TASK DESCRIPTION →
Return each line of the records holding the string "seaborn".

[Source code of charts]
- - - -

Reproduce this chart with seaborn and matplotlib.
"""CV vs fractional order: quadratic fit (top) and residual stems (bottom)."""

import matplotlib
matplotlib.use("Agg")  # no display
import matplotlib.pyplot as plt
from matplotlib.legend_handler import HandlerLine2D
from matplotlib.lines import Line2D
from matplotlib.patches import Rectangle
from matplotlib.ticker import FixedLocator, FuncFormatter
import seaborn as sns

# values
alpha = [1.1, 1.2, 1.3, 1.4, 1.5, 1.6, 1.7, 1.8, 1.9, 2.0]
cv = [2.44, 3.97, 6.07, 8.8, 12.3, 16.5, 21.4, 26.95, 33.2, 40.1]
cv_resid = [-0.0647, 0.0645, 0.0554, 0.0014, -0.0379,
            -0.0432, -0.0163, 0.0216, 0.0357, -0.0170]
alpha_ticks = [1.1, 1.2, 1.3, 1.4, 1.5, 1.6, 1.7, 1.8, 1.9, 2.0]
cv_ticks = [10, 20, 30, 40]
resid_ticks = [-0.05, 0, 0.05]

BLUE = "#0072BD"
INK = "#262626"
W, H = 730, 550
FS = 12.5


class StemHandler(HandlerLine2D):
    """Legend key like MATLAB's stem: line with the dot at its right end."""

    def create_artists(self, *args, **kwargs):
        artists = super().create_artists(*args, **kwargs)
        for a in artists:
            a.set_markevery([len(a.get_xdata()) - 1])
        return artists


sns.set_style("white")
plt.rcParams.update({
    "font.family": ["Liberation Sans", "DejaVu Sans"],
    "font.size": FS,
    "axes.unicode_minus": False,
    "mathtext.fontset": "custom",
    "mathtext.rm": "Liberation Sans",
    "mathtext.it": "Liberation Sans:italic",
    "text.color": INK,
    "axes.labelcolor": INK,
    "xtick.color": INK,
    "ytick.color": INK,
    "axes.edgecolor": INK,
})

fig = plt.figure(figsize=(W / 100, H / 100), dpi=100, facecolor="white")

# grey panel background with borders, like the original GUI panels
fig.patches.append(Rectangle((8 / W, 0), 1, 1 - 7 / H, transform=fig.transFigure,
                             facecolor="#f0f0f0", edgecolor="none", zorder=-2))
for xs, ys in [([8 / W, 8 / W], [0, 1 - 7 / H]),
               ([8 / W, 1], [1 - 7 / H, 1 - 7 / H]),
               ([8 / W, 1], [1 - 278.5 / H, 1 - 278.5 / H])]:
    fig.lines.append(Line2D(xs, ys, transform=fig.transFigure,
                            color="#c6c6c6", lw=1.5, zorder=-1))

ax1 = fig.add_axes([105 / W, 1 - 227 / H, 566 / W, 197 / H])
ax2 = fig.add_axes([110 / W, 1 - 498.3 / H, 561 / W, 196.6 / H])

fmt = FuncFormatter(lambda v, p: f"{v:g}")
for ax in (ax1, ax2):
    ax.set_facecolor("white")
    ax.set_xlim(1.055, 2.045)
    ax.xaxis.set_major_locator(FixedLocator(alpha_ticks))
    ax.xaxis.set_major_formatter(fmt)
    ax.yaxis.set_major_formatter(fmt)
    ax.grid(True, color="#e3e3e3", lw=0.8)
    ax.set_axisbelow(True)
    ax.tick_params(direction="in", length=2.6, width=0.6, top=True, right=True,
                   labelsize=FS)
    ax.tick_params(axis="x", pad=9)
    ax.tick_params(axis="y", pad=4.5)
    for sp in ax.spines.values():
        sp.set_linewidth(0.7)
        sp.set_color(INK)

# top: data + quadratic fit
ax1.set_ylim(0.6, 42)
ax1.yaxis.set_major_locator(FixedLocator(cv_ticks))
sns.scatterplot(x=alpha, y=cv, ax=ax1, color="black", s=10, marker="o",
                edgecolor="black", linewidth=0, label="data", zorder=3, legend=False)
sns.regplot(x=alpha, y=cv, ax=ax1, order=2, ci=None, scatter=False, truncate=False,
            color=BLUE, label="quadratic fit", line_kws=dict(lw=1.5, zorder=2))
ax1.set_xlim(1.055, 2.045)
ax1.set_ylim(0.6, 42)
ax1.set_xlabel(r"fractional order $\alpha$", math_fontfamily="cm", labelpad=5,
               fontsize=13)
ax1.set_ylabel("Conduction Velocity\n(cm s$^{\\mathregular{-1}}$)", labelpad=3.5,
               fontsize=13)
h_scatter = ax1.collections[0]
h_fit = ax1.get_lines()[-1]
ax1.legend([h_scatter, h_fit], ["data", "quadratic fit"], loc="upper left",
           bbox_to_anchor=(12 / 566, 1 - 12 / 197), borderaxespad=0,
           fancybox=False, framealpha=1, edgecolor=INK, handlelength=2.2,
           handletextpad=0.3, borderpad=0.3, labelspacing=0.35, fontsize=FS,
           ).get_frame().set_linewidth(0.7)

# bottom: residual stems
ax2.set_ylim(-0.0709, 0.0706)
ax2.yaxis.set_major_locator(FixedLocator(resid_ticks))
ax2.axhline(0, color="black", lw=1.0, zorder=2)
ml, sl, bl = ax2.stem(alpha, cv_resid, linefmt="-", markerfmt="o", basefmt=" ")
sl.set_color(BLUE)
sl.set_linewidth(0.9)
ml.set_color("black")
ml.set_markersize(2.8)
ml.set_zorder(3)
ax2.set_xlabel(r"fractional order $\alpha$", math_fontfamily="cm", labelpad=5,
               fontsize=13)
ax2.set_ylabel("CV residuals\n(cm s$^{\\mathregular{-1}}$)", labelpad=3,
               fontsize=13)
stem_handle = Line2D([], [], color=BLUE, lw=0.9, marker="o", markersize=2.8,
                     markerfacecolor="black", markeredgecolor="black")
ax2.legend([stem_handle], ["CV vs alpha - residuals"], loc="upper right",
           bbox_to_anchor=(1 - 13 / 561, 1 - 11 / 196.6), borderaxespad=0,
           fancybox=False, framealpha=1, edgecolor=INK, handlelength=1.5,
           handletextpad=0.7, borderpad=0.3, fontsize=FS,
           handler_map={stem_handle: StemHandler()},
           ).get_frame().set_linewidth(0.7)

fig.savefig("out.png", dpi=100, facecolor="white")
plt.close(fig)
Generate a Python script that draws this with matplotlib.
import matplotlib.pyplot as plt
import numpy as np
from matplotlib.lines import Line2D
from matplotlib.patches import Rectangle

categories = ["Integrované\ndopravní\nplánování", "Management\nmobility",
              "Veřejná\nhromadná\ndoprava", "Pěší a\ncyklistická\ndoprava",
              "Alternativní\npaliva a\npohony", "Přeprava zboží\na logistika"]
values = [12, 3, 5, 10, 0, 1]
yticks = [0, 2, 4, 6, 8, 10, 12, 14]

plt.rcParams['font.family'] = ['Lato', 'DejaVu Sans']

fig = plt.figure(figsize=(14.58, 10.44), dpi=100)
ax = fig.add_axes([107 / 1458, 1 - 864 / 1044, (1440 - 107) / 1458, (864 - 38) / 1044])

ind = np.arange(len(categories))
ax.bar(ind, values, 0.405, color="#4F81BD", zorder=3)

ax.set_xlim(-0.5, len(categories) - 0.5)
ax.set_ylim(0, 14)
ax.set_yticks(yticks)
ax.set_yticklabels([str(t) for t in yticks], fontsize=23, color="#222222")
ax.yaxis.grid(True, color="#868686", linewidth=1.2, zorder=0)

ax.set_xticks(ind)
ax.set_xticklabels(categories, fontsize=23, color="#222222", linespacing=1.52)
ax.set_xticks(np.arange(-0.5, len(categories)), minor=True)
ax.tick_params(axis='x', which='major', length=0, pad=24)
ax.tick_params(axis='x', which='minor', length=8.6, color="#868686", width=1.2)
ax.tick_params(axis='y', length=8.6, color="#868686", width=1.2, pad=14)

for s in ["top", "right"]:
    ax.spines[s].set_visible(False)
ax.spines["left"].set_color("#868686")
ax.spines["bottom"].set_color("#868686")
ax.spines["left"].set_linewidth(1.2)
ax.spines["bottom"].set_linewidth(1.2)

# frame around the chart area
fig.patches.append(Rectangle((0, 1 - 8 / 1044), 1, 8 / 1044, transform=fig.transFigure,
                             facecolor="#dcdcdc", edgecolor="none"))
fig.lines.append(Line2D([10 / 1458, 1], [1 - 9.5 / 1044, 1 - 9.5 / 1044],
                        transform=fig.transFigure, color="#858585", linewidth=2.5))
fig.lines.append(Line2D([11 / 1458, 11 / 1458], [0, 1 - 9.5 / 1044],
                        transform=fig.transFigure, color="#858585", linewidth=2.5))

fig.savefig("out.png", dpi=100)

- - - -

SOLUTION TO THIS TASK →
Reproduce this chart with seaborn and matplotlib.
import seaborn as sns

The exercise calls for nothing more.